3) Per quanto possa sembrare paradossale, in una situazione nella quale i limiti di ciascuno sono drammaticamente evidenti, si arrivano a negare anche i dati più elementari. Non si accetta che sia la realtà a dirmi qual è il mio sesso, quali siano le mie condizioni di salute, a misurare le mie abilità scolastiche… Si pianificano i figli come fossero un prodotto e non si esita a ricorrere all’utero in affitto o a qualunque manipolazione necessaria pur di arrivare a tutelare il diritto di avere un figlio. Si arriva a negare di essere creature, strutturalmente dipendenti, si pretende di manipolare la realtà scimmiottando il Creatore. La negazione della realtà diventa immediatamente violenza, perché non si concepisce che altri possano pensare in modo diverso e si arriva a imporre a tutti il pensiero unico dicendo come si deve parlare della vita della famiglia, del sesso e di tutte le altre tematiche “sensibili”. L’illusione di essere autonomi si tramuta ben presto in oppressione e l’ideologia diventa il nuovo idolo, ben più tirannico e dispotico del Dio che si è voluto rimuovere.

Da dove ripartire? Il danno è così profondo che solo ripristinando almeno un po’ di verità si può realisticamente sperare che, dopo la guerra, vi sia una ricostruzione. Nessuno possiede la verità, ma possiamo ammettere che la verità è prima di noi, più grande e duratura di noi, che noi possiamo esserne posseduti.

Senza questa inversione non c’è speranza. Millenni di storia possono testimoniarcelo con abbondanza e quest’esperienza plurisecolare ci dice che la speranza non potrà mai essere cancellata perché radicata nel cuore di ogni uomo.

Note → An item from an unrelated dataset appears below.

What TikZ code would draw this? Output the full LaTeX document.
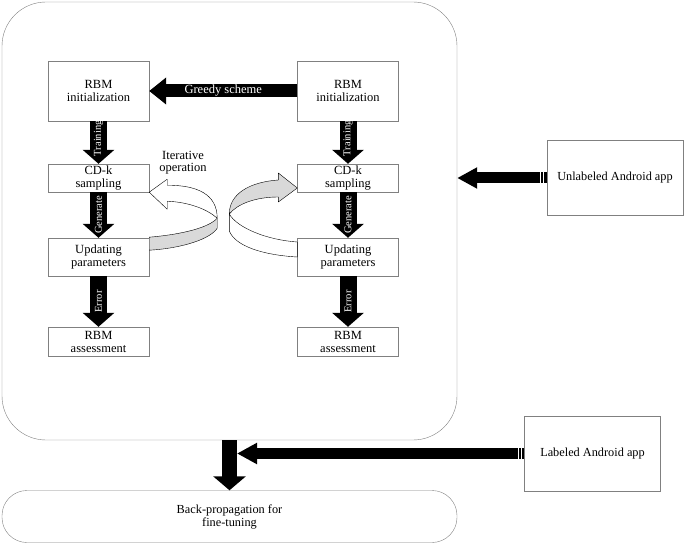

In termini positivi possiamo pensare: come uomo è come me e il bene mio coincide con il suo. Solo operando il bene posso pensare di migliorare al tempo stesso la mia situazione e quella degli altri. È il concetto di bene comune, fondamento della convivenza di ogni politica, che occorre rimettere a fondamento delle varie scelte.

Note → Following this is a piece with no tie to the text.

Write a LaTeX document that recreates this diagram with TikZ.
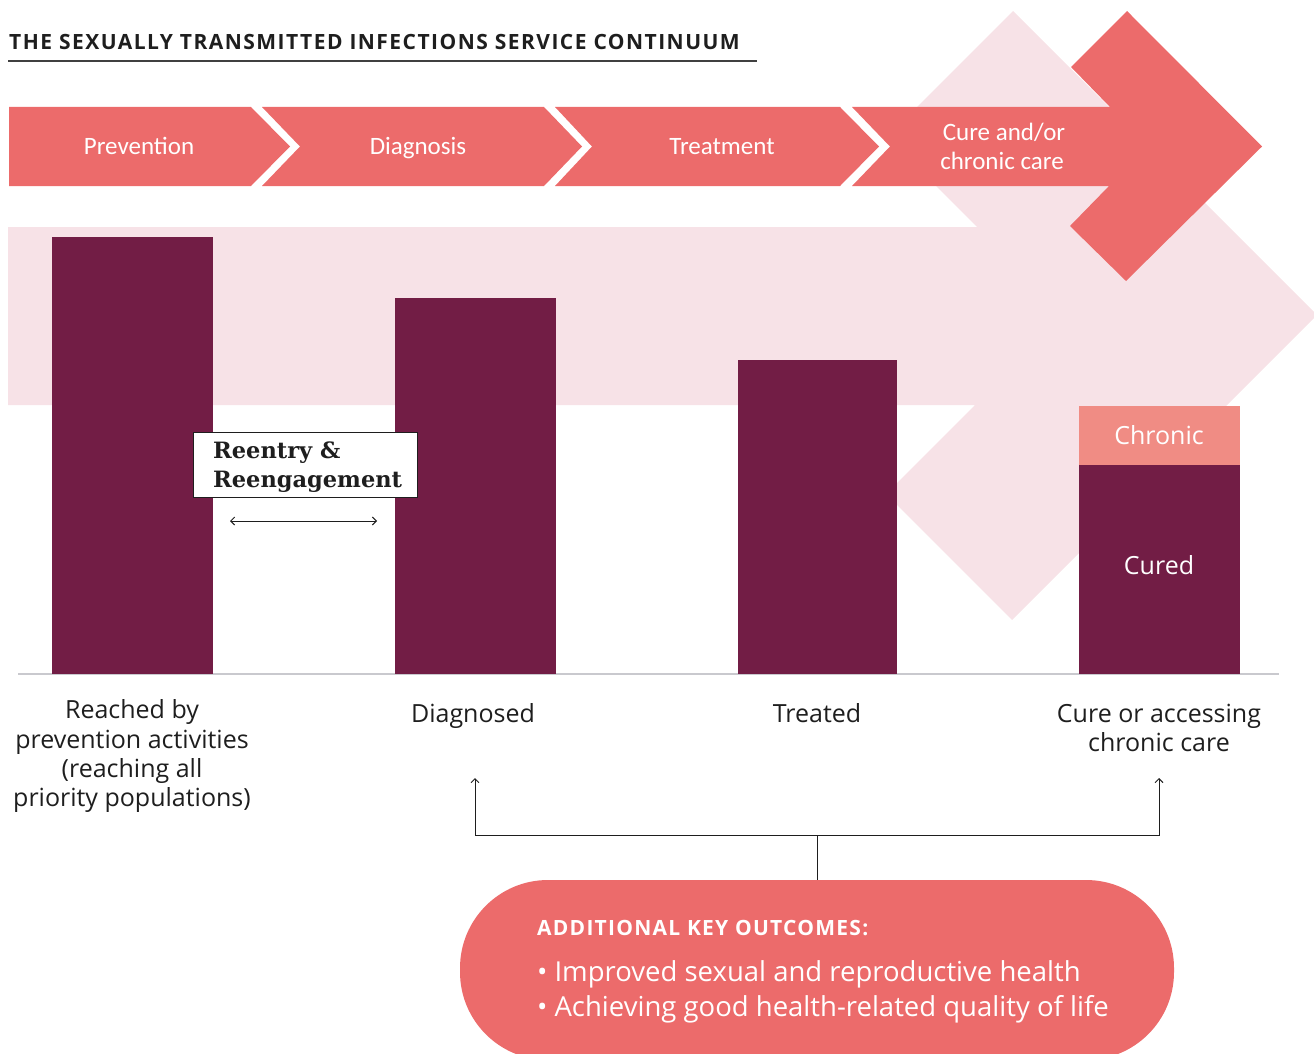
\documentclass[tikz,border=0pt]{standalone}
\usepackage{fontspec}
\setmainfont{Open Sans}
\newfontfamily\bannerfont{Carlito}
\newfontfamily\rfont{DejaVu Serif}
\usetikzlibrary{arrows.meta}
\definecolor{coral}{HTML}{EC6B6B}
\definecolor{lightpink}{HTML}{F7E2E7}
\definecolor{plum}{HTML}{721D45}
\definecolor{salmon}{HTML}{F08C84}
\definecolor{ink}{HTML}{1E1E1E}
\definecolor{axisgray}{HTML}{C9C9CE}
\begin{document}
\begin{tikzpicture}[x=1pt,y=-1pt,
  bannertxt/.style={text=white, font=\bannerfont\fontsize{25}{28}\selectfont, anchor=base, inner sep=0pt},
  lbl/.style={text=ink, font=\fontsize{25}{28}\selectfont, anchor=base, inner sep=0pt},
  inbar/.style={text=white, font=\fontsize{25}{28}\selectfont, anchor=base, inner sep=0pt},
  bar/.style={fill=plum, draw=none, anchor=south west, inner sep=0pt, minimum width=161pt},
  conn/.style={draw=ink, line width=1pt},
  tip/.style={-{Straight Barb[length=4pt,width=8pt]}},
  rtxt/.style={text=ink, font=\rfont\bfseries\fontsize{22.5}{26}\selectfont, anchor=base west, inner sep=0pt},
  pilltxt/.style={text=white, anchor=base west, inner sep=0pt}
]
\useasboundingbox (0,0) rectangle (1314,1054);
\clip (0,0) rectangle (1314,1054);

% title
\node[anchor=base west, inner sep=0pt, text=ink, font=\bfseries\fontsize{21}{24}\selectfont\addfontfeature{LetterSpace=7}] (title) at (9,50) {THE SEXUALLY TRANSMITTED INFECTIONS SERVICE CONTINUUM};
\draw[line width=1.5pt, draw=ink!85] (8,61) -- (757,61);

% large light pink arrow
\fill[lightpink] (8,227) -- (977,227) -- (887,137) -- (1013,11) -- (1317,315) -- (1012,620) -- (886,494) -- (975,405) -- (8,405) -- cycle;

% banner segments
\fill[coral] (9,107) -- (251,107) -- (290,146.5) -- (251,186) -- (9,186) -- cycle;
\fill[coral] (262,107) -- (544,107) -- (582,146.5) -- (544,186) -- (262,186) -- (300,146.5) -- cycle;
\fill[coral] (555,107) -- (840,107) -- (879,146.5) -- (840,186) -- (555,186) -- (592,146.5) -- cycle;
\fill[coral] (852,107) -- (1110,107) -- (1071,67) -- (1127,11) -- (1262,146.5) -- (1126,281) -- (1070,226) -- (1109,186) -- (852,186) -- (890,146.5) -- cycle;

\node[bannertxt] (bprev) at (139,154) {Prevention};
\node[bannertxt] (bdiag) at (418,154) {Diagnosis};
\node[bannertxt] (btreat) at (722,154) {Treatment};
\node[bannertxt] (bcure1) at (1004,140) {Cure and/or};
\node[bannertxt] (bcure2) at (1002,169) {chronic care};

% axis
\draw[axisgray, line width=1.2pt] (18,674) -- (1279,674);

% bars
\node[bar, minimum height=437pt] (bar1) at (52,674) {};
\node[bar, minimum height=376pt] (bar2) at (395,674) {};
\node[bar, minimum height=314pt, minimum width=159pt] (bar3) at (738,674) {};
\node[bar, minimum height=209pt] (bar4) at (1079,674) {};
\node[bar, fill=salmon, minimum height=59pt] (bar4c) at (1079,465) {};
\node[inbar] (chronic) at (1159,444) {Chronic};
\node[inbar] (cured) at (1159,574) {Cured};

% reentry box
\node[draw=ink, line width=0.8pt, fill=white, inner sep=0pt, minimum width=224pt, minimum height=65pt, anchor=north west] (rbox) at (193,432) {};
\node[rtxt] (r1) at (213,458) {Reentry \&};
\node[rtxt] (r2) at (213,487) {Reengagement};
\coordinate (ra1) at (230,521);
\coordinate (ra2) at (377,521);
\draw[conn, {Straight Barb[length=4pt,width=8pt]}-{Straight Barb[length=4pt,width=8pt]}] (ra1) -- (ra2);

% labels
\node[lbl] (l1a) at (132,718) {Reached by};
\node[lbl] (l1b) at (132,748) {prevention activities};
\node[lbl] (l1c) at (132,777) {(reaching all};
\node[lbl] (l1d) at (132,806) {priority populations)};
\node[lbl] (l2) at (473,722) {Diagnosed};
\node[lbl] (l3) at (817,722) {Treated};
\node[lbl] (l4a) at (1159,722) {Cure or accessing};
\node[lbl] (l4b) at (1159,751) {chronic care};

% pill
\node[fill=coral, draw=none, rounded corners=88pt, minimum width=714pt, minimum height=180pt, inner sep=0pt] (pill) at (817,970) {};
\node[pilltxt, font=\bfseries\fontsize{21}{24}\selectfont\addfontfeature{LetterSpace=6}] (ptitle) at (537,935) {ADDITIONAL KEY OUTCOMES:};
\node[pilltxt, font=\fontsize{27.5}{30}\selectfont] (pb1) at (537,981) {•\hspace{7pt}Improved sexual and reproductive health};
\node[pilltxt, font=\fontsize{27.5}{30}\selectfont] (pb2) at (537,1016) {•\hspace{7pt}Achieving good health-related quality of life};

% connectors
\coordinate (jn) at (817,835);
\coordinate (aL) at (475,778);
\coordinate (aR) at (1159,778);
\draw[conn] (pill.north) -- (jn);
\draw[conn, tip] (jn) -| (aL);
\draw[conn, tip] (jn) -| (aR);
\end{tikzpicture}
\end{document}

A partire da queste radici è possibile rivisitare la politica, l’economia, la scuola e ogni aspetto della vita sociale. Mettendo al centro il bene comune la politica diventa servizio e non più occupazione del potere; l’economia torna a essere uno strumento per rispondere i nostri bisogni e non più una modalità per accumulare senza freni; la scuola ritorna al servizio degli studenti e non più un luogo dove i sindacati organizzano tutto in funzione dell’occupazione.

Man mano che le cose funzionano tutto diventa più facile, il merito torna giocare un ruolo importante e consente una mobilità sociale altrimenti impedita dalle corporazioni intente a difendere a spada tratta i loro privilegi.

In questa difficile situazione abbiamo la fortuna di avere un grandissimo esempio nella Chiesa cattolica. Mentre la stragrande maggioranza delle persone si affrettava a celebrarne l’irrilevanza, ecco una sequenza di tre papi che hanno saputo rivitalizzarla mettendo al centro la verità. Giovanni Paolo II ha fatto crollare un regime oppressivo spalancando le porte a Cristo e alla sua verità. Benedetto XVI ha saputo coniugare Fede e Ragione, mostrandone il nesso inscindibile e accettando di sottoporre a verifica tutte le conoscenze. Francesco ripropone con la sua testimonianza la verità dell’esperienza e il predominio del reale sull’ideologia.

Oggi la Chiesa conosce un nuovo slancio perché non si arrocca in difesa, ma si apre alla verifica e all’incontro, attraverso tutte le possibili circostanze. Questa non facile trasformazione, che nel suo linguaggio si chiama conversione, è l’esempio luminoso di quanto il mondo deve fare se vuole uscire dai disastri e iniziare una vera pacificazione. Iniziare a vivere e ricomporre brandelli di umanità, come fecero i monaci quando l’Impero Romano stava andando in rovina, è il modo migliore per una vita degna di essere vissuta.

La variante è che oggi, come ci insegna Papa Francesco, deve essere portata in tutte le periferie perché la verità, se è tale, è per sua natura diffusiva. Oggi viviamo una crisi profonda che rischia di mettere in forse molte delle certezze conquistate nel passato, ma abbiamo un luminoso esempio che ci indica come, facendo leva sulla verità, tutto sia possibile.

Alla fine di un anno difficile non solo abbiamo fondate ragioni per sperare, ma abbiamo anche chiare indicazioni del percorso da seguire, se vogliamo, dopo la guerra, iniziare una vera ricostruzione.